Free the Nipple founder Lina Esco turns her sights to passing the Equal Rights Amendment


At the same time the Statue of Liberty went dark late Tuesday night, just on the eve of International Women's Day, the sometime leader of the Free the Nipple movement was busy speaking to a reporter about her mission to add the Equal Rights Amendment to the Constitution.

Maybe it was an odd coincidence, or maybe a perfect metaphor for the Wednesday unveiling of Esco's new passion project: the Human Campaign, a 24-month drive to finally update the nation's bedrock document to give men and women the same standing under law.

"One hundred thirty countries around the globe have something in their constitution that states men and women are equal," she said. "We don't have that. And that's really sad."

Esco, an actress, activist and director, is hoping to turn heads — and change minds — as she did in 2012 as leader of Free the Nipple. Through film, art and protest, that campaign used the toplessness of celebrities and everyday people alike to underscore a double standard in the way women and men can bare their bodies in public.

Matthew Brookes

Looking back, it "was funny and quirky and that was the whole point: It was not aggressive. It was engaging," Esco said in an exclusive phone interview. 

"But the Human Campaign," she promised, "is going to be very disruptive."

"Even if it takes getting 100 women outside of Congress topless with the ERA marks on their chests — whatever it takes, I will do," Esco added.
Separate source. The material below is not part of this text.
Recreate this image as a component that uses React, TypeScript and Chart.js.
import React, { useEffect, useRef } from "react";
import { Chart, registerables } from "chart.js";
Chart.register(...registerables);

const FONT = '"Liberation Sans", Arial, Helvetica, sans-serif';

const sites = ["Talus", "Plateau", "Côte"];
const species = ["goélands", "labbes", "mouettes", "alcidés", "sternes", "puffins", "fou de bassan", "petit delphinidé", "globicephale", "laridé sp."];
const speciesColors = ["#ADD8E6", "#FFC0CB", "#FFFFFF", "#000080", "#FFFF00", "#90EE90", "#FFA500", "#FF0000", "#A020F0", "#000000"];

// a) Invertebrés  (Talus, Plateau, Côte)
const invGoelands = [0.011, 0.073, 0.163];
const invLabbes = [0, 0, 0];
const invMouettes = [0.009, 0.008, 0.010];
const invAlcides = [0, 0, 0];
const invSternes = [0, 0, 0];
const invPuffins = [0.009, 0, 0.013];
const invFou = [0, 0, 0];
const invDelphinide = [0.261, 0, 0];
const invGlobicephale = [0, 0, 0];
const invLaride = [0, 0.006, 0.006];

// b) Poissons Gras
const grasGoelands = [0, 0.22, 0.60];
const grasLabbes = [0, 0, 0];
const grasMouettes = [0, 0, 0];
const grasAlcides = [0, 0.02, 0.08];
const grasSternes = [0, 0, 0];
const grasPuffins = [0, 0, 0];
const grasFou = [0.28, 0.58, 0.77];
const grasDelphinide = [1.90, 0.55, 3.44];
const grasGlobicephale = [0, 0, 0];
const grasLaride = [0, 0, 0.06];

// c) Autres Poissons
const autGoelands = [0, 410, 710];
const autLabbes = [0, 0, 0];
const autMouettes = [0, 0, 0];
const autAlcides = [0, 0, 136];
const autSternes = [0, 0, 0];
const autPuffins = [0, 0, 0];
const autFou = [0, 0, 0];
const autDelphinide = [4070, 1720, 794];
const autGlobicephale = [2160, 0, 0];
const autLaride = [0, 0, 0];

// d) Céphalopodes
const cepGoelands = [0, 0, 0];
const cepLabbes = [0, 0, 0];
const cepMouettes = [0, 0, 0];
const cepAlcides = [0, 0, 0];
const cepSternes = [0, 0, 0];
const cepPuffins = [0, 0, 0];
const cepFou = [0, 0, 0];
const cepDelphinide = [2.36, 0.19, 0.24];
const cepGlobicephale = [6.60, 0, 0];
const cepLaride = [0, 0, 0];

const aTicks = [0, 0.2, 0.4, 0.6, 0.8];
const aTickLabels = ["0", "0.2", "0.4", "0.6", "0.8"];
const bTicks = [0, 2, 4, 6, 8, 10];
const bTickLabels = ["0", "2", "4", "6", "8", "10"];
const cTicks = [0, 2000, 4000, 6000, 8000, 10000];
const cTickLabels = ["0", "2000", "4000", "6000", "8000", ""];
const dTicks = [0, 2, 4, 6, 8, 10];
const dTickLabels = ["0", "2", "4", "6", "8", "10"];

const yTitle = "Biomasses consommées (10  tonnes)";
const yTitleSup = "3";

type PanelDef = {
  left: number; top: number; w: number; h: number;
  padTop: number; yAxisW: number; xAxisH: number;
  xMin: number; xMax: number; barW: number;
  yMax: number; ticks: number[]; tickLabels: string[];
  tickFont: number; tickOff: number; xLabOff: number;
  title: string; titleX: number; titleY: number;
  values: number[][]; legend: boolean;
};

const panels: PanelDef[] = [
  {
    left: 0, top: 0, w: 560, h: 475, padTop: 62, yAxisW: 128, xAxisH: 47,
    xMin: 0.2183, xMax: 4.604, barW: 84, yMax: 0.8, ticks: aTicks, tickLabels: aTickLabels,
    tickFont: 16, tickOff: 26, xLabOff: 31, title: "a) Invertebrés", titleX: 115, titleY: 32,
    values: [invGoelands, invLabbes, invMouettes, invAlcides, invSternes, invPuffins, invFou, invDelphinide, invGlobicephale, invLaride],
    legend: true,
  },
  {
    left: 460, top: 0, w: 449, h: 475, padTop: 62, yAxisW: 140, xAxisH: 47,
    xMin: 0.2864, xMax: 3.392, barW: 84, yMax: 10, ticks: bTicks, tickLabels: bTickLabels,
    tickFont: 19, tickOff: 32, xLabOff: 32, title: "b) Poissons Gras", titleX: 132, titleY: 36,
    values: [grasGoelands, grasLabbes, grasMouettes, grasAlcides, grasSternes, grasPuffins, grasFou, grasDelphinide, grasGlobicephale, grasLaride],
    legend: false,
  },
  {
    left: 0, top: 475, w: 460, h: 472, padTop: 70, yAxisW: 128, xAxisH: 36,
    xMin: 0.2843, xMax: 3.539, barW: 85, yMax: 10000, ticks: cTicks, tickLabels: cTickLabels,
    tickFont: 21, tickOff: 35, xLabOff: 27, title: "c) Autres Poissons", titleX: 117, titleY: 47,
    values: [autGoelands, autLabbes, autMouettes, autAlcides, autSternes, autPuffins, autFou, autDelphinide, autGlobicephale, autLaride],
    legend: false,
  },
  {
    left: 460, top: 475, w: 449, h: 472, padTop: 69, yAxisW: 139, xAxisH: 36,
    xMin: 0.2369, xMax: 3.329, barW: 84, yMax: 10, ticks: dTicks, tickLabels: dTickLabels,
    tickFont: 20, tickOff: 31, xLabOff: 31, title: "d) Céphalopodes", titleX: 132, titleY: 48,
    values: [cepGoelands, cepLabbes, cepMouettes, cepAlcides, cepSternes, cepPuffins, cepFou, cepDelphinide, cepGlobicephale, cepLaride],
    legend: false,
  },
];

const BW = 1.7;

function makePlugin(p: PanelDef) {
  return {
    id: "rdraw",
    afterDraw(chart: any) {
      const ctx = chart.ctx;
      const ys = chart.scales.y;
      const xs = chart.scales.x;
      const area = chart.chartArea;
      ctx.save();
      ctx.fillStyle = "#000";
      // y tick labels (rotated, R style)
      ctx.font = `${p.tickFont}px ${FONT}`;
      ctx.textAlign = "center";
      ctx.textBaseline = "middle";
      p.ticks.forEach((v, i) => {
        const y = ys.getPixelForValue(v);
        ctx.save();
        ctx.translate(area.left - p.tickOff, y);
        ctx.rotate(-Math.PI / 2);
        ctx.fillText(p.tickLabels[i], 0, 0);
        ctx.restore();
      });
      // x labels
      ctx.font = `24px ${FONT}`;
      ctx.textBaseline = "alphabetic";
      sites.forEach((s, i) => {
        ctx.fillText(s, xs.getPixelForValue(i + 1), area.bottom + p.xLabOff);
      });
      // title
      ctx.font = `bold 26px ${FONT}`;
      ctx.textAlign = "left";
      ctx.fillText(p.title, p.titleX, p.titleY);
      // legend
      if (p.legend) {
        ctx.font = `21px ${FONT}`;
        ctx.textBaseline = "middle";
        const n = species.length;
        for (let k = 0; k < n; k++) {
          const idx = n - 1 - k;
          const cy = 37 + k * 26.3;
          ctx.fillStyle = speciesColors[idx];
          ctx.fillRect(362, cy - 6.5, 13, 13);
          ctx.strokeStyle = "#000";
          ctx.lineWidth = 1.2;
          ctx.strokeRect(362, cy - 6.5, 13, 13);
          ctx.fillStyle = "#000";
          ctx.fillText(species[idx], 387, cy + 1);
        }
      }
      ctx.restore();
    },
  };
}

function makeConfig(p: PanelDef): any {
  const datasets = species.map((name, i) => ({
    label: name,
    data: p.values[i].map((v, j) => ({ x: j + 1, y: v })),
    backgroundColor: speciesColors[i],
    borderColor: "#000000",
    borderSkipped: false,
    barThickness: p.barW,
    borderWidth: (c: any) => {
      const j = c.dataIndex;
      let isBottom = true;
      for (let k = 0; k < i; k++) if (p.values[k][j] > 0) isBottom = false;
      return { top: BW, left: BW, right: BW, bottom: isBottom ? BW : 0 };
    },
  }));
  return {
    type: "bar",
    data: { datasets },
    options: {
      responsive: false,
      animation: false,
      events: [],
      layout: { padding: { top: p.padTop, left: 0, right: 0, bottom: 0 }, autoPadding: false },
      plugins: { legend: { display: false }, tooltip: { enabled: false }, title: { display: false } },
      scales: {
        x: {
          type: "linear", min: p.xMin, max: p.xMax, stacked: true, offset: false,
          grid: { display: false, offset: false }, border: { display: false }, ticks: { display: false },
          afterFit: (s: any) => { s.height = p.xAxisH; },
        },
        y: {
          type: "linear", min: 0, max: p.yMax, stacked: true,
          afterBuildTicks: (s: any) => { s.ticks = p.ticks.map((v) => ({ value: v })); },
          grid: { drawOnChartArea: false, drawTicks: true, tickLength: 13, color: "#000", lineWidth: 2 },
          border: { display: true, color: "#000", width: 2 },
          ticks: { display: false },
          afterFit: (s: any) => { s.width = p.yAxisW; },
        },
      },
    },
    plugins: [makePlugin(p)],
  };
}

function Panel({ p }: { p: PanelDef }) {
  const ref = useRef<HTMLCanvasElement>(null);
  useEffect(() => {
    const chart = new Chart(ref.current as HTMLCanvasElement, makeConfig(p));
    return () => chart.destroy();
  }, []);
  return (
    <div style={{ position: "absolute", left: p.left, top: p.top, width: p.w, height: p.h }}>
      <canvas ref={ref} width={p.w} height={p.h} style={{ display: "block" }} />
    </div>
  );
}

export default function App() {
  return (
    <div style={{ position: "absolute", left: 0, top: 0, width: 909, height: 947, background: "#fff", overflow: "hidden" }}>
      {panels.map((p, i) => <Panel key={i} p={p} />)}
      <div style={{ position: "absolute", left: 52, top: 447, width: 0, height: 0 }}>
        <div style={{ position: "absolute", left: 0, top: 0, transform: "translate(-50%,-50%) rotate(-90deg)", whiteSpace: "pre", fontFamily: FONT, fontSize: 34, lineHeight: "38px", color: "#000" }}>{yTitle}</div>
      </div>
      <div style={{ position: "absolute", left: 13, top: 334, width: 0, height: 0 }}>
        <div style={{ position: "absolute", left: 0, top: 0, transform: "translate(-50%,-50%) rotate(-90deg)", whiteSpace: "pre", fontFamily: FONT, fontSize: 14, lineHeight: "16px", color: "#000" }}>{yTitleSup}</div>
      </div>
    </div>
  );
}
Esco's push to revive the ERA — written by women's rights icon Alice Paul and first introduced in Congress in 1923 — puts her among legions of activists and legislators who have tried to make it law. 

The ERA passed the Senate in 1972. By 1982, a deadline extended from 1979, only 35 of the necessary 38 states had agreed to amend the Constitution to guarantee that "equality of rights under the law shall not be denied or abridged by the United States or by any State on account of sex."
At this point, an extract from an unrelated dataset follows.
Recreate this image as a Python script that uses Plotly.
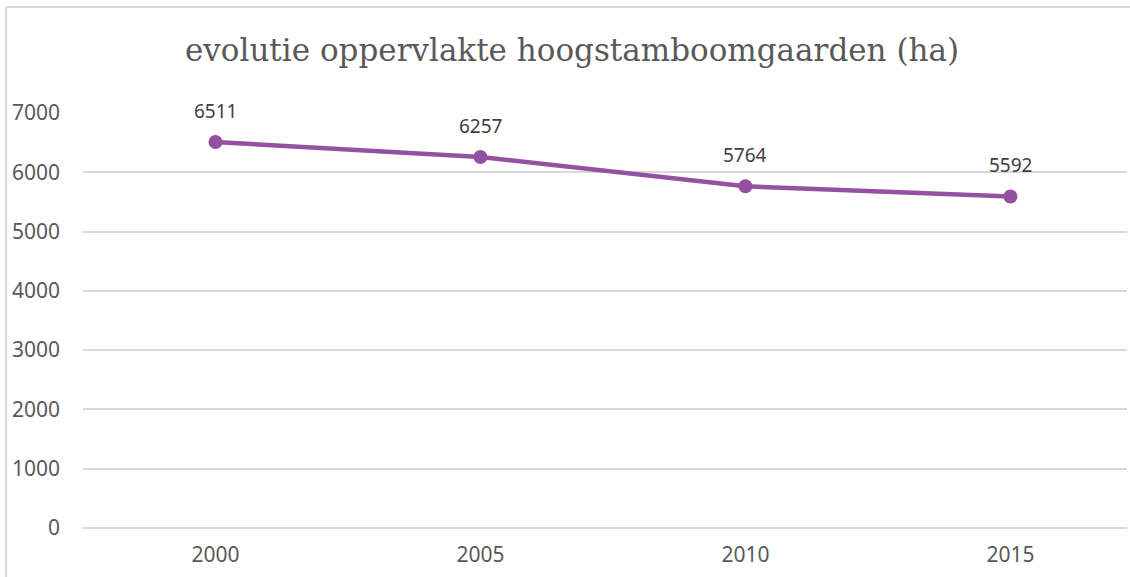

The amendment has been re-introduced year after year, but to no avail.

The Human Campaign will incorporate some of the same splash and flash as Free the Nipple. But changing public attitudes about waist-up nudity and altering the very blueprint of the republic are worlds apart. 

That's why, Esco and spokeswoman Page Jeter said, the ERA campaign will be a multimillion-dollar effort that pulls in as yet unnamed Washington lobbyists, political strategists, data scientists and ad makers. 

Their efforts will be entwined with a social media push that extends to Facebook, Instagram and Twitter. And it may re-enlist marquee Free the Nipple supporters from Miley Cyrus to Banksy, Kendall Jenner, Russell Simmons and Chrissy Tiegen.

The Human Campaign

The challenge may be all the steeper, Esco acknowledged, under President Donald Trump, whose crude past statements about women dogged him during the election and whose new proposals on health care have been panned by critics as a threat to reproductive rights in particular.

It may also, she said, be more urgent because of him. 

"It might take 10 years before we get the Equal Rights Amendment in the Constitution," Esco said. "It might take five years. We don't know. But if anything, the only thing I can thank Trump for is the fact that he, in a way, has woken women up by being the most misogynistic piece of shit on the planet."

Trump's election and presidency have seen a revival of activism in the name of women's rights. In January, hundreds of thousands turned out for the Women's March on Washington the day after Trump's inauguration. For International Women's Day on Wednesday, the Women's March organizers are set to stage massive strikes called A Day Without a Woman, with rallies planned all over the country. 

"He, in a way, has woken women up  by being the most misogynistic piece of shit on the planet." 

Esco isn't going it alone: Her partner in steering the Human Campaign is Trevor Neilson, the cofounder and president of Global Philanthropy Group.

Once dubbed the "charity fixer to the stars" by the New York Times, Neilson's experience and connections span the worlds of giving, investing and, of course, politics. Neilson is a veteran of the Bill & Melinda Gates Foundation and helped create what would later become Bono's One Campaign. He also once served in the White House under then-President Bill Clinton.

If the former president's wife, Hillary Clinton, had won the Oval Office, "In terms of women's issues, yes, she would have been helping, and in a big way," Esco said. "Absolutely." But the first woman president was not to be.

Chip Somodevilla/Getty Images

Ironically, Esco said, Trump's victory may have generated a different but even more powerful incentive to place all people on the same legal plane. 

When President Barack Obama held the White House, Esco said she "was knocking on doors all the time asking people to support gender equality stuff that I was doing and people just weren't aggressive enough, weren't excited enough, weren't driven enough."

On the other hand, Esco said, "When Trump became president, everybody was in survival mode, like, 'What can I do?' Everybody was on edge. So there's no better time to try to get the Equal Rights Amendment in the Constitution than right now."